INFORMATION PROVIDED:

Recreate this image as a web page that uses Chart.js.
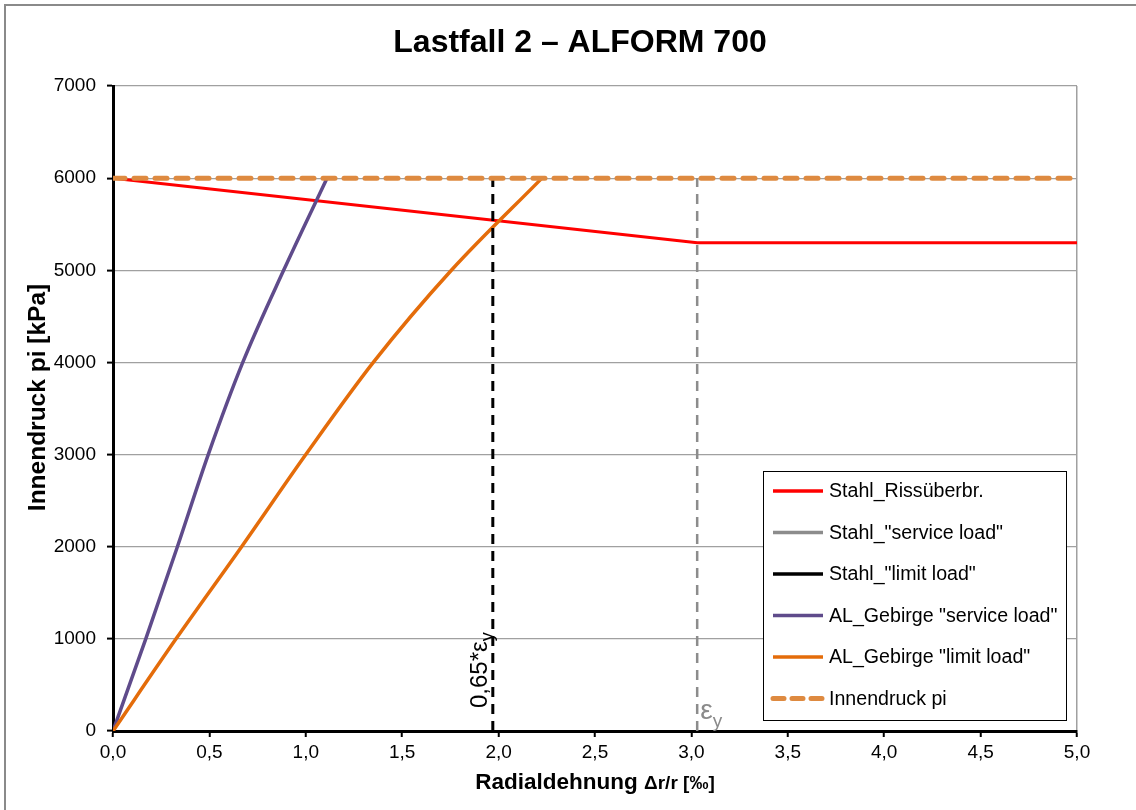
<!DOCTYPE html>
<html>
<head>
<meta charset="utf-8">
<script src="https://cdn.jsdelivr.net/npm/chart.js@4.4.1/dist/chart.umd.min.js"></script>
<style>
  html, body { margin: 0; padding: 0; background: #fff; }
  #wrap { width: 1136px; height: 810px; position: relative; }
</style>
</head>
<body>
<div id="wrap"><canvas id="c" width="1136" height="810"></canvas></div>
<script>
// Load steps of the inner pressure [kPa]
const pressureSteps = [0, 1000, 2000, 3000, 4000, 5000, 6000];
// Radial strain of the rock mass (AL_Gebirge) at those pressures [‰]
const strainServiceAL = [0, 0.17, 0.334, 0.494, 0.673, 0.885, 1.11];
const strainLimitAL   = [0, 0.327, 0.667, 1.0, 1.35, 1.755, 2.225];
// Steel crack-bridging curve
const crackStrain   = [0, 3.03, 5.0];
const crackPressure = [6000, 5300, 5300];
// Inner pressure pi
const innerStrain   = [0, 5.0];
const innerPressure = [6000, 6000];
// Yield strain of the steel and 0.65 of it [‰]
const epsY = 3.03;
const epsLimit = 1.97;
const steelServiceStrain = [epsY, epsY];
const steelLimitStrain   = [epsLimit, epsLimit];
const steelPressure      = [0, 6000];
// Tick labels
const xTickLabels = ['0,0','0,5','1,0','1,5','2,0','2,5','3,0','3,5','4,0','4,5','5,0'];
const yTickLabels = ['0','1000','2000','3000','4000','5000','6000','7000'];

const FONT = "'Liberation Sans', Arial, sans-serif";

function pts(xs, ys) { return xs.map((x, i) => ({ x: x, y: ys[i] })); }

const datasets = [
  { label: 'Stahl_Rissüberbr.', data: pts(crackStrain, crackPressure),
    borderColor: '#ff0000', borderWidth: 3, order: 6 },
  { label: 'Stahl_"service load"', data: pts(steelServiceStrain, steelPressure),
    borderColor: '#8c8c8c', borderWidth: 2.5, borderDash: [10, 7], order: 3, legendColor: '#8c8c8c' },
  { label: 'Stahl_"limit load"', data: pts(steelLimitStrain, steelPressure),
    borderColor: '#000000', borderWidth: 3, borderDash: [10, 7], order: 2, legendColor: '#000000' },
  { label: 'AL_Gebirge "service load"', data: pts(strainServiceAL, pressureSteps),
    borderColor: '#5f4b8b', borderWidth: 3.5, cubicInterpolationMode: 'monotone', order: 5 },
  { label: 'AL_Gebirge "limit load"', data: pts(strainLimitAL, pressureSteps),
    borderColor: '#e46c0a', borderWidth: 3.5, cubicInterpolationMode: 'monotone', order: 4 },
  { label: 'Innendruck pi', data: pts(innerStrain, innerPressure),
    borderColor: '#de8a40', borderWidth: 5, borderDash: [12, 9], borderCapStyle: 'round',
    order: 1, legendDash: [11, 8] }
];
datasets.forEach(d => { d.showLine = true; d.pointRadius = 0; d.fill = false; d.tension = 0; });

// Frame, title, axis titles, strain markers and the legend box
const decorations = {
  id: 'decorations',
  beforeDraw(chart) {
    const ctx = chart.ctx;
    ctx.save();
    ctx.fillStyle = '#fff';
    ctx.fillRect(0, 0, chart.width, chart.height);
    ctx.strokeStyle = '#8a8a8a';
    ctx.lineWidth = 2;
    ctx.strokeRect(5, 5, chart.width + 20, chart.height + 20);
    ctx.restore();
  },
  afterDraw(chart) {
    const ctx = chart.ctx;
    const area = chart.chartArea;
    const xs = chart.scales.x, ys = chart.scales.y;
    ctx.save();

    // Title
    ctx.fillStyle = '#000';
    ctx.font = `bold 32px ${FONT}`;
    ctx.textAlign = 'center';
    ctx.textBaseline = 'alphabetic';
    ctx.fillText('Lastfall 2 – ALFORM 700', 580, 52);

    // X axis title: "Radialdehnung" plus smaller unit part
    const part1 = 'Radialdehnung ', part2 = 'Δr/r [‰]';
    ctx.font = `bold 22.5px ${FONT}`;
    const w1 = ctx.measureText(part1).width;
    ctx.font = `bold 19px ${FONT}`;
    const w2 = ctx.measureText(part2).width;
    let x0 = (area.left + area.right) / 2 - (w1 + w2) / 2;
    ctx.textAlign = 'left';
    ctx.font = `bold 22.5px ${FONT}`;
    ctx.fillText(part1, x0, 789);
    ctx.font = `bold 19px ${FONT}`;
    ctx.fillText(part2, x0 + w1, 789);

    // Y axis title
    ctx.save();
    ctx.translate(45, (area.top + area.bottom) / 2 - 11);
    ctx.rotate(-Math.PI / 2);
    ctx.textAlign = 'center';
    ctx.font = `bold 24.5px ${FONT}`;
    ctx.fillText('Innendruck pi [kPa]', 0, 0);
    ctx.restore();

    // 0,65*εy label along the limit-load line
    const xl = xs.getPixelForValue(epsLimit);
    const yb = ys.getPixelForValue(0);
    ctx.save();
    ctx.translate(xl - 6, yb - 23);
    ctx.rotate(-Math.PI / 2);
    ctx.textAlign = 'left';
    ctx.fillStyle = '#000';
    ctx.font = `24px ${FONT}`;
    const main = '0,65*ε';
    ctx.fillText(main, 0, 0);
    const mw = ctx.measureText(main).width;
    ctx.font = `18px ${FONT}`;
    ctx.fillText('y', mw, 6);
    ctx.restore();

    // εy label at the service-load line
    const xsv = xs.getPixelForValue(epsY);
    ctx.fillStyle = '#8a8a8a';
    ctx.textAlign = 'left';
    ctx.font = `28px ${FONT}`;
    ctx.fillText('ε', xsv + 3, yb - 12);
    const ew = ctx.measureText('ε').width;
    ctx.font = `19px ${FONT}`;
    ctx.fillText('y', xsv + 3 + ew, yb - 4);

    // Legend box
    const bw = 303, bh = 249;
    const bx = area.right - 11 - bw, by = area.bottom - 11 - bh;
    ctx.fillStyle = '#fff';
    ctx.fillRect(bx, by, bw, bh);
    ctx.strokeStyle = '#000';
    ctx.lineWidth = 1;
    ctx.strokeRect(bx + 0.5, by + 0.5, bw, bh);
    ctx.font = `19.6px ${FONT}`;
    ctx.textBaseline = 'middle';
    chart.data.datasets.forEach((d, i) => {
      const cy = by + 20 + i * 41.5;
      ctx.save();
      ctx.strokeStyle = d.legendColor || d.borderColor;
      ctx.lineWidth = d.legendDash ? 5 : 3.5;
      ctx.setLineDash(d.legendDash || []);
      ctx.lineCap = d.legendDash ? 'round' : 'butt';
      ctx.beginPath();
      ctx.moveTo(bx + 10, cy);
      ctx.lineTo(bx + 60, cy);
      ctx.stroke();
      ctx.restore();
      ctx.fillStyle = '#000';
      ctx.fillText(d.label, bx + 66, cy + 1);
    });
    ctx.restore();
  }
};

new Chart(document.getElementById('c'), {
  type: 'scatter',
  data: { datasets: datasets },
  plugins: [decorations],
  options: {
    responsive: false,
    animation: false,
    devicePixelRatio: 1,
    layout: { padding: { left: 0, right: 59, top: 86, bottom: 0 } },
    plugins: { legend: { display: false }, tooltip: { enabled: false }, title: { display: false } },
    scales: {
      x: {
        type: 'linear', min: 0, max: 5,
        afterFit(scale) { scale.height = 79; },
        afterBuildTicks(scale) { scale.ticks = xTickLabels.map((_, i) => ({ value: i * 0.5 })); },
        ticks: {
          color: '#000', padding: 4, maxRotation: 0, autoSkip: false,
          font: { family: FONT, size: 19 },
          callback: (v, i) => xTickLabels[i]
        },
        grid: {
          color: ctx => (ctx.tick && ctx.tick.value === 5 ? '#a0a0a0' : 'rgba(0,0,0,0)'),
          lineWidth: 1.5, tickColor: '#000', tickLength: 6, tickWidth: 2
        },
        border: { color: '#000', width: 3 }
      },
      y: {
        type: 'linear', min: 0, max: 7000,
        afterFit(scale) { scale.width = 113; },
        afterBuildTicks(scale) { scale.ticks = yTickLabels.map((_, i) => ({ value: i * 1000 })); },
        ticks: {
          color: '#000', padding: 11, autoSkip: false,
          font: { family: FONT, size: 19 },
          callback: (v, i) => yTickLabels[i]
        },
        grid: { color: '#a0a0a0', lineWidth: 1.2, tickColor: '#000', tickLength: 6, tickWidth: 2 },
        border: { color: '#000', width: 3 }
      }
    }
  }
});
</script>
</body>
</html>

PROBLEM: Give back exactly the lines from the first line of the data through the line with "function pts(xs, ys)", pictures excluded.

ANSWER TO THIS TASK:
Recreate this image as a web page that uses Chart.js.
<!DOCTYPE html>
<html>
<head>
<meta charset="utf-8">
<script src="https://cdn.jsdelivr.net/npm/chart.js@4.4.1/dist/chart.umd.min.js"></script>
<style>
  html, body { margin: 0; padding: 0; background: #fff; }
  #wrap { width: 1136px; height: 810px; position: relative; }
</style>
</head>
<body>
<div id="wrap"><canvas id="c" width="1136" height="810"></canvas></div>
<script>
// Load steps of the inner pressure [kPa]
const pressureSteps = [0, 1000, 2000, 3000, 4000, 5000, 6000];
// Radial strain of the rock mass (AL_Gebirge) at those pressures [‰]
const strainServiceAL = [0, 0.17, 0.334, 0.494, 0.673, 0.885, 1.11];
const strainLimitAL   = [0, 0.327, 0.667, 1.0, 1.35, 1.755, 2.225];
// Steel crack-bridging curve
const crackStrain   = [0, 3.03, 5.0];
const crackPressure = [6000, 5300, 5300];
// Inner pressure pi
const innerStrain   = [0, 5.0];
const innerPressure = [6000, 6000];
// Yield strain of the steel and 0.65 of it [‰]
const epsY = 3.03;
const epsLimit = 1.97;
const steelServiceStrain = [epsY, epsY];
const steelLimitStrain   = [epsLimit, epsLimit];
const steelPressure      = [0, 6000];
// Tick labels
const xTickLabels = ['0,0','0,5','1,0','1,5','2,0','2,5','3,0','3,5','4,0','4,5','5,0'];
const yTickLabels = ['0','1000','2000','3000','4000','5000','6000','7000'];

const FONT = "'Liberation Sans', Arial, sans-serif";

function pts(xs, ys) { return xs.map((x, i) => ({ x: x, y: ys[i] })); }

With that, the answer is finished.